30 Am. Jur., Section 165, Judgments, Page 911. We therefore conclude that for this reason and this alone, that is, since all the evidence offered or attempted to be offered which is sought to prevent this party from obtaining a license was before the powers that be at the time another license was granted cannot now be offered and prevent this party from being issued a license.
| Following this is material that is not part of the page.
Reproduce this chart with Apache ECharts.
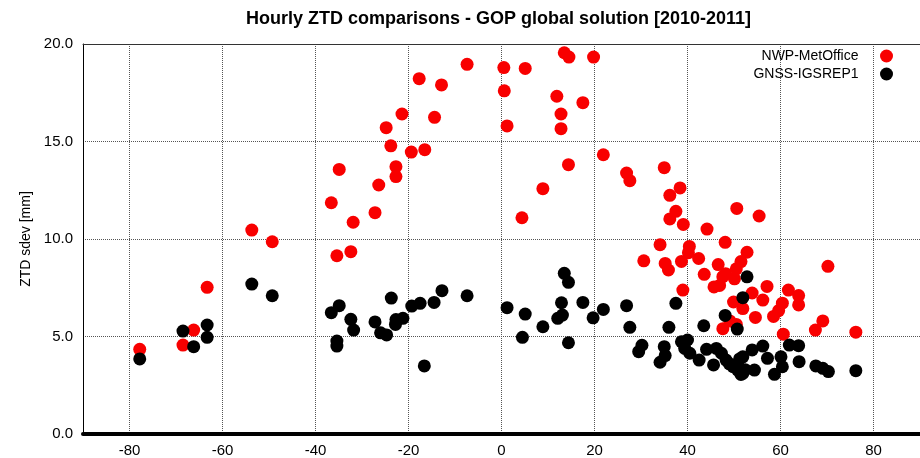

Cases pro Cardinal Bus Lines v. Consolidated Coach Corp., 254 Ky. 586, 72 S.W.2d 7, and, In re Whitford's Liquor License, 166 Pa. Super. 48, 70 A.2d 708, are cited as well as 42 Am. Jur. Section 161 Pages 521 and 522 in reference to whether or not the doctrine of res judicata applies to orders of administrative agencies or boards. Be this as it may we feel that fair play and the statutes enacted by the Legislature hereinabove referred to authorizing a proceeding of this kind demand that the doctrine should be applied. Under such circumstances we feel, especially when there is no evidence of any purported violation since the hearing was had, that the license should be granted.